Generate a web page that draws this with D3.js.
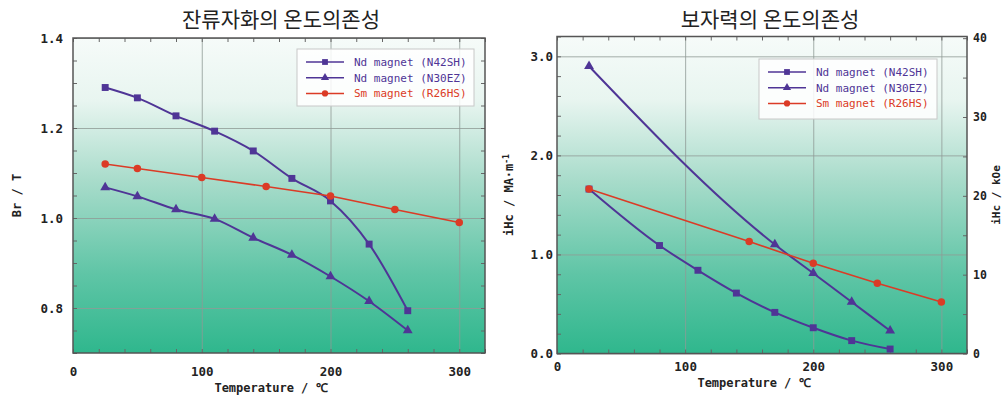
<!DOCTYPE html>
<html>
<head>
<meta charset="utf-8">
<script src="https://cdn.jsdelivr.net/npm/d3@7"></script>
<style>
  body { margin: 0; background: #fff; }
  svg { display: block; }
</style>
</head>
<body>
<div id="chart"></div>
<script>
// temperature (deg C) for each series
const tempN42 = [25, 50, 80, 110, 140, 170, 200, 230, 260];
const tempN30 = [25, 50, 80, 110, 140, 170, 200, 230, 260];
const tempSm = [25, 50, 100, 150, 200, 250, 300];

// remanence Br (T)
const brN42 = [1.29, 1.267, 1.227, 1.193, 1.149, 1.088, 1.038, 0.942, 0.794];
const brN30 = [1.068, 1.048, 1.019, 0.998, 0.956, 0.918, 0.870, 0.815, 0.750];
const brSm = [1.12, 1.11, 1.09, 1.07, 1.049, 1.019, 0.99];

// coercivity iHc (MA/m)
const hcTempN42 = [25, 80, 110, 140, 170, 200, 230, 260];
const hcN42 = [1.66, 1.09, 0.84, 0.61, 0.415, 0.26, 0.13, 0.045];
const hcTempN30 = [25, 170, 200, 230, 260];
const hcN30 = [2.9, 1.10, 0.81, 0.52, 0.23];
const hcTempSm = [25, 150, 200, 250, 300];
const hcSm = [1.66, 1.13, 0.91, 0.71, 0.52];

const seriesNames = ['Nd magnet (N42SH)', 'Nd magnet (N30EZ)', 'Sm magnet (R26HS)'];
const xTicks = [0, 100, 200, 300];
const brTicks = [0.8, 1.0, 1.2, 1.4];
const hcTicks = [0.0, 1.0, 2.0, 3.0];
const kOeTicks = [0, 10, 20, 30, 40];

const purple = '#4f3596';
const red = '#db3b26';
const mono = "'DejaVu Sans Mono', monospace";

const svg = d3.select('#chart').append('svg')
  .attr('width', 1005)
  .attr('height', 399);

const defs = svg.append('defs');
const grad = defs.append('linearGradient')
  .attr('id', 'bg')
  .attr('x1', 0).attr('y1', 0).attr('x2', 0).attr('y2', 1);
grad.append('stop').attr('offset', '0%').attr('stop-color', '#f6fbf9');
grad.append('stop').attr('offset', '20%').attr('stop-color', '#e8f5f0');
grad.append('stop').attr('offset', '45%').attr('stop-color', '#a9dccb');
grad.append('stop').attr('offset', '75%').attr('stop-color', '#5fc5a6');
grad.append('stop').attr('offset', '100%').attr('stop-color', '#2fb78d');

function drawPanel(opt) {
  const g = svg.append('g');
  const x = d3.scaleLinear().domain([0, 320]).range([opt.left, opt.right]);
  const y = d3.scaleLinear().domain(opt.yDomain).range([opt.bottom, opt.top]);
  const w = opt.right - opt.left;
  const h = opt.bottom - opt.top;

  g.append('rect')
    .attr('x', opt.left).attr('y', opt.top)
    .attr('width', w).attr('height', h)
    .attr('fill', 'url(#bg)');

  // grid lines
  g.append('g')
    .attr('transform', `translate(0,${opt.bottom})`)
    .call(d3.axisBottom(x).tickValues(xTicks.slice(1)).tickSize(-h).tickFormat(''))
    .call(s => s.select('.domain').remove())
    .selectAll('line').attr('stroke', '#8f9a96').attr('stroke-width', 0.8);
  g.append('g')
    .attr('transform', `translate(${opt.left},0)`)
    .call(d3.axisLeft(y).tickValues(opt.yTicks).tickSize(-w).tickFormat(''))
    .call(s => s.select('.domain').remove())
    .selectAll('line').attr('stroke', '#8f9a96').attr('stroke-width', 0.8);

  // inward minor ticks on all four sides
  const xMinor = d3.range(0, 321, 20);
  const yMinor = d3.range(opt.yDomain[0], opt.yDomain[1] + 1e-9, opt.yMinorStep);
  const tick = (axis, tr) => g.append('g').attr('transform', tr).call(axis)
    .call(s => s.select('.domain').remove())
    .selectAll('line').attr('stroke', '#666').attr('stroke-width', 1);
  tick(d3.axisBottom(x).tickValues(xMinor).tickSize(-4).tickFormat(''), `translate(0,${opt.bottom})`);
  tick(d3.axisTop(x).tickValues(xMinor).tickSize(-4).tickFormat(''), `translate(0,${opt.top})`);
  tick(d3.axisLeft(y).tickValues(yMinor).tickSize(-4).tickFormat(''), `translate(${opt.left},0)`);
  const yr = opt.yRight ? opt.yRight.scale : y;
  const yrTicks = opt.yRight ? d3.range(0, 41, 5) : yMinor;
  tick(d3.axisRight(yr).tickValues(yrTicks).tickSize(-4).tickFormat(''), `translate(${opt.right},0)`);

  // frame
  g.append('rect')
    .attr('x', opt.left).attr('y', opt.top)
    .attr('width', w).attr('height', h)
    .attr('fill', 'none').attr('stroke', '#555').attr('stroke-width', 1.5);

  // tick labels
  const labelStyle = s => s.attr('font-family', mono).attr('font-weight', 'bold')
    .attr('font-size', 12.5).attr('fill', '#222');
  g.append('g')
    .attr('transform', `translate(0,${opt.bottom})`)
    .call(d3.axisBottom(x).tickValues(xTicks).tickSize(0).tickPadding(opt.xPad))
    .call(s => s.select('.domain').remove())
    .selectAll('text').call(labelStyle);
  g.append('g')
    .attr('transform', `translate(${opt.left},0)`)
    .call(d3.axisLeft(y).tickValues(opt.yTicks).tickSize(0).tickPadding(opt.yPad).tickFormat(d3.format('.1f')))
    .call(s => s.select('.domain').remove())
    .selectAll('text').call(labelStyle);
  if (opt.yRight) {
    g.append('g')
      .attr('transform', `translate(${opt.right},0)`)
      .call(d3.axisRight(opt.yRight.scale).tickValues(kOeTicks).tickSize(0).tickPadding(6))
      .call(s => s.select('.domain').remove())
      .selectAll('text').call(labelStyle).attr('font-size', 11.5);
  }

  // titles
  g.append('text')
    .attr('x', opt.titleX).attr('y', 27)
    .attr('text-anchor', 'middle')
    .attr('font-family', "'Noto Sans CJK KR', sans-serif")
    .attr('font-size', 21).attr('fill', '#222')
    .text(opt.title);
  g.append('text')
    .attr('x', (opt.left + opt.right) / 2 - 8).attr('y', opt.xTitleY)
    .attr('text-anchor', 'middle')
    .attr('font-family', mono).attr('font-weight', 'bold')
    .attr('font-size', 12).attr('fill', '#222')
    .text('Temperature / ℃');
  const yt = g.append('text')
    .attr('transform', `translate(${opt.yTitleX},${(opt.top + opt.bottom) / 2}) rotate(-90)`)
    .attr('text-anchor', 'middle')
    .attr('font-family', mono).attr('font-weight', 'bold')
    .attr('font-size', 12).attr('fill', '#222')
    .text(opt.yTitle);
  if (opt.yTitleSup) {
    yt.append('tspan').attr('baseline-shift', 'super').attr('font-size', 8).text(opt.yTitleSup);
  }
  if (opt.yRight) {
    g.append('text')
      .attr('transform', `translate(${opt.yRight.titleX},${(opt.top + opt.bottom) / 2}) rotate(-90)`)
      .attr('text-anchor', 'middle')
      .attr('font-family', mono).attr('font-weight', 'bold')
      .attr('font-size', 11).attr('fill', '#222')
      .text(opt.yRight.title);
  }

  // series
  const series = [
    { t: opt.tN42, v: opt.vN42, color: purple, shape: d3.symbolSquare, size: 48, curve: d3.curveMonotoneX, width: 2 },
    { t: opt.tN30, v: opt.vN30, color: purple, shape: d3.symbolTriangle, size: 42, curve: d3.curveMonotoneX, width: 2 },
    { t: opt.tSm, v: opt.vSm, color: red, shape: d3.symbolCircle, size: 44, curve: d3.curveLinear, width: 1.6 }
  ];
  series.forEach(sr => {
    const pts = sr.t.map((t, i) => [t, sr.v[i]]);
    g.append('path')
      .datum(pts)
      .attr('fill', 'none')
      .attr('stroke', sr.color)
      .attr('stroke-width', sr.width)
      .attr('d', d3.line().x(d => x(d[0])).y(d => y(d[1])).curve(sr.curve));
    g.selectAll(null)
      .data(pts)
      .enter().append('path')
      .attr('transform', d => `translate(${x(d[0])},${y(d[1])})`)
      .attr('d', d3.symbol().type(sr.shape).size(sr.size))
      .attr('fill', sr.color);
  });

  // legend
  const lg = g.append('g').attr('transform', `translate(${opt.legend.x},${opt.legend.y})`);
  lg.append('rect')
    .attr('width', opt.legend.w).attr('height', opt.legend.h)
    .attr('fill', '#fff').attr('fill-opacity', 0.85)
    .attr('stroke', '#c8c8c8').attr('stroke-width', 1);
  series.forEach((sr, i) => {
    const ry = 13 + i * 15.7;
    lg.append('line')
      .attr('x1', 9).attr('x2', 47).attr('y1', ry).attr('y2', ry)
      .attr('stroke', sr.color).attr('stroke-width', 1.5);
    lg.append('path')
      .attr('transform', `translate(28,${ry})`)
      .attr('d', d3.symbol().type(sr.shape).size(sr.size * 0.7))
      .attr('fill', sr.color);
    lg.append('text')
      .attr('x', 57).attr('y', ry).attr('dy', '0.35em')
      .attr('font-family', mono).attr('font-size', 11)
      .attr('fill', i === 2 ? red : purple)
      .text(seriesNames[i]);
  });
}

drawPanel({
  left: 73, right: 485, top: 38, bottom: 353,
  yDomain: [0.7, 1.4], yTicks: brTicks, yMinorStep: 0.05,
  xPad: 14, yPad: 10,
  title: '잔류자화의 온도의존성', titleX: 281,
  xTitleY: 392, yTitle: 'Br / T', yTitleX: 21,
  tN42: tempN42, vN42: brN42, tN30: tempN30, vN30: brN30, tSm: tempSm, vSm: brSm,
  legend: { x: 297, y: 49, w: 177, h: 57 }
});

const kOeScale = d3.scaleLinear().domain([0, 3.2 / 0.0795775]).range([353.5, 36.5]);
drawPanel({
  left: 557, right: 967, top: 36.5, bottom: 353.5,
  yDomain: [0, 3.2], yTicks: hcTicks, yMinorStep: 0.2,
  xPad: 9, yPad: 4,
  title: '보자력의 온도의존성', titleX: 770,
  xTitleY: 387, yTitle: 'iHc / MA·m', yTitleSup: '-1', yTitleX: 513,
  yRight: { scale: kOeScale, title: 'iHc / kOe', titleX: 1000 },
  tN42: hcTempN42, vN42: hcN42, tN30: hcTempN30, vN30: hcN30, tSm: hcTempSm, vSm: hcSm,
  legend: { x: 759, y: 59, w: 178, h: 60 }
});
</script>
</body>
</html>
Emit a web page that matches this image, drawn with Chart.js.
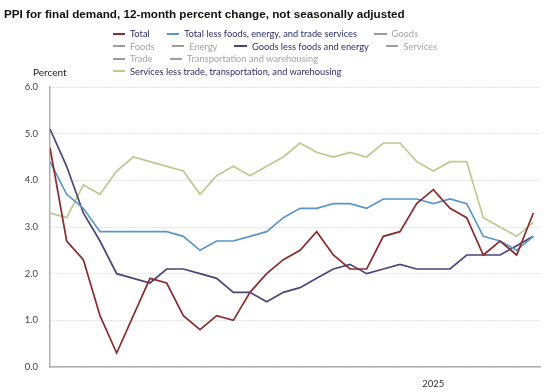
<!DOCTYPE html>
<html>
<head>
<meta charset="utf-8">
<script src="https://cdn.jsdelivr.net/npm/chart.js@4"></script>
<style>
    body { margin: 0; background: #fff; }
    #wrap { position: relative; width: 550px; height: 392px; }
    canvas { position: absolute; left: 0; top: 0; }
    #title { position: absolute; left: 4px; top: 6.5px; font: bold 11.7px "Liberation Sans", Arial, sans-serif; color: #111; white-space: nowrap; }
    #legend { position: absolute; left: 112.5px; top: 27.4px; width: 360px; display: flex; flex-wrap: wrap; font: 9.3px Lato, sans-serif; }
    .item { display: flex; align-items: center; height: 12.5px; margin-right: 17px; white-space: nowrap; }
    .mark { flex: 0 0 12.5px; height: 2px; margin-right: 5px; }
    #ylab { position: absolute; left: 33px; top: 65.5px; font: 10px Lato, sans-serif; color: #222; }
</style>
</head>
<body>
<div id="wrap">
    <canvas id="chart-ppi" width="550" height="392"></canvas>
    <div id="title">PPI for final demand, 12-month percent change, not seasonally adjusted</div>
    <div id="legend"></div>
    <div id="ylab">Percent</div>
</div>
<script>
// Monate Feb 2023 - Jul 2025
const months = [
    "Feb 2023", "Mar 2023", "Apr 2023", "May 2023", "Jun 2023", "Jul 2023", "Aug 2023", "Sep 2023", "Oct 2023", "Nov 2023", "Dec 2023",
    "Jan 2024", "Feb 2024", "Mar 2024", "Apr 2024", "May 2024", "Jun 2024", "Jul 2024", "Aug 2024", "Sep 2024", "Oct 2024", "Nov 2024", "Dec 2024",
    "Jan 2025", "Feb 2025", "Mar 2025", "Apr 2025", "May 2025", "Jun 2025", "Jul 2025"
];

const total = [4.7, 2.7, 2.3, 1.1, 0.3, 1.1, 1.9, 1.8, 1.1, 0.8, 1.1, 1.0, 1.6, 2.0, 2.3, 2.5, 2.9, 2.4, 2.1, 2.1, 2.8, 2.9, 3.5, 3.8, 3.4, 3.2, 2.4, 2.7, 2.4, 3.3];
const totalLessFET = [4.4, 3.7, 3.4, 2.9, 2.9, 2.9, 2.9, 2.9, 2.8, 2.5, 2.7, 2.7, 2.8, 2.9, 3.2, 3.4, 3.4, 3.5, 3.5, 3.4, 3.6, 3.6, 3.6, 3.5, 3.6, 3.5, 2.8, 2.7, 2.5, 2.8];
const goodsLessFE = [5.1, 4.3, 3.3, 2.7, 2.0, 1.9, 1.8, 2.1, 2.1, 2.0, 1.9, 1.6, 1.6, 1.4, 1.6, 1.7, 1.9, 2.1, 2.2, 2.0, 2.1, 2.2, 2.1, 2.1, 2.1, 2.4, 2.4, 2.4, 2.6, 2.8];
const servicesLessTTW = [3.3, 3.2, 3.9, 3.7, 4.2, 4.5, 4.4, 4.3, 4.2, 3.7, 4.1, 4.3, 4.1, 4.3, 4.5, 4.8, 4.6, 4.5, 4.6, 4.5, 4.8, 4.8, 4.4, 4.2, 4.4, 4.4, 3.2, 3.0, 2.8, 3.1];

// Reihen, die im Original nur in der Legende stehen
const goods = [];
const foods = [];
const energy = [];
const services = [];
const trade = [];
const transport = [];

const yearTick = "Jan 2025";

const darkText = "#2e2e6b";
const grayText = "#a5a5a5";
const grayLine = "#9c9c9c";

function toPoints(values) {
    return values.map((v, i) => ({ x: i, y: v }));
}

function series(label, values, color, textColor) {
    return {
        label,
        data: toPoints(values),
        borderColor: color,
        backgroundColor: color,
        borderWidth: 1.7,
        pointRadius: 0,
        tension: 0,
        textColor
    };
}

const ctx = document.getElementById("chart-ppi").getContext("2d");

const chart = new Chart(ctx, {
    type: "line",
    data: {
        datasets: [
            series("Total", total, "#8b2c2e", darkText),
            series("Total less foods, energy, and trade services", totalLessFET, "#5b96c9", darkText),
            series("Goods", goods, grayLine, grayText),
            series("Foods", foods, grayLine, grayText),
            series("Energy", energy, grayLine, grayText),
            series("Goods less foods and energy", goodsLessFE, "#4a4479", darkText),
            series("Services", services, grayLine, grayText),
            series("Trade", trade, grayLine, grayText),
            series("Transportation and warehousing", transport, grayLine, grayText),
            series("Services less trade, transportation, and warehousing", servicesLessTTW, "#bccb90", darkText)
        ]
    },
    options: {
        responsive: false,
        animation: false,
        layout: { padding: { top: 87, right: 10, left: 0, bottom: 0 } },
        plugins: {
            legend: { display: false },
            title: { display: false },
            tooltip: { enabled: false }
        },
        scales: {
            x: {
                type: "linear",
                min: 0,
                max: months.length - 0.6,
                afterFit: scale => { scale.height = 25; },
                grid: { display: false },
                border: { display: true, color: "#b0b0b0", width: 1.5 },
                ticks: {
                    stepSize: 1,
                    autoSkip: false,
                    maxRotation: 0,
                    padding: 3,
                    color: "#333",
                    font: { family: "Lato", size: 9.5 },
                    callback: v => (months[v] === yearTick ? yearTick.slice(4) : "")
                }
            },
            y: {
                min: 0,
                max: 6,
                afterFit: scale => { scale.width = 50; },
                grid: { color: "#c4c4c4", lineWidth: 1, drawTicks: false },
                border: { display: true, color: "#b0b0b0", width: 1.5, dash: [1, 2] },
                ticks: {
                    stepSize: 1,
                    padding: 12,
                    color: "#444",
                    font: { family: "Lato", size: 9.5 },
                    callback: v => v.toFixed(1)
                }
            }
        }
    }
});

// Legende als HTML, damit die Zeilen wie im Original umbrechen
const legendBox = document.getElementById("legend");
chart.data.datasets.forEach(ds => {
    const item = document.createElement("div");
    item.className = "item";
    item.innerHTML = `<span class="mark" style="background:${ds.borderColor}"></span><span style="color:${ds.textColor}">${ds.label}</span>`;
    legendBox.appendChild(item);
});
</script>
</body>
</html>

^^^^^^^^

SHORT PROBLEM: Your task is to return the lines above, from the first one up to and including the line containing "const tempSm = [25, 50, 100, 150, 200, 250, 300];", minus any pictures.

THE REPLY:
Generate a web page that draws this with D3.js.
<!DOCTYPE html>
<html>
<head>
<meta charset="utf-8">
<script src="https://cdn.jsdelivr.net/npm/d3@7"></script>
<style>
  body { margin: 0; background: #fff; }
  svg { display: block; }
</style>
</head>
<body>
<div id="chart"></div>
<script>
// temperature (deg C) for each series
const tempN42 = [25, 50, 80, 110, 140, 170, 200, 230, 260];
const tempN30 = [25, 50, 80, 110, 140, 170, 200, 230, 260];
const tempSm = [25, 50, 100, 150, 200, 250, 300];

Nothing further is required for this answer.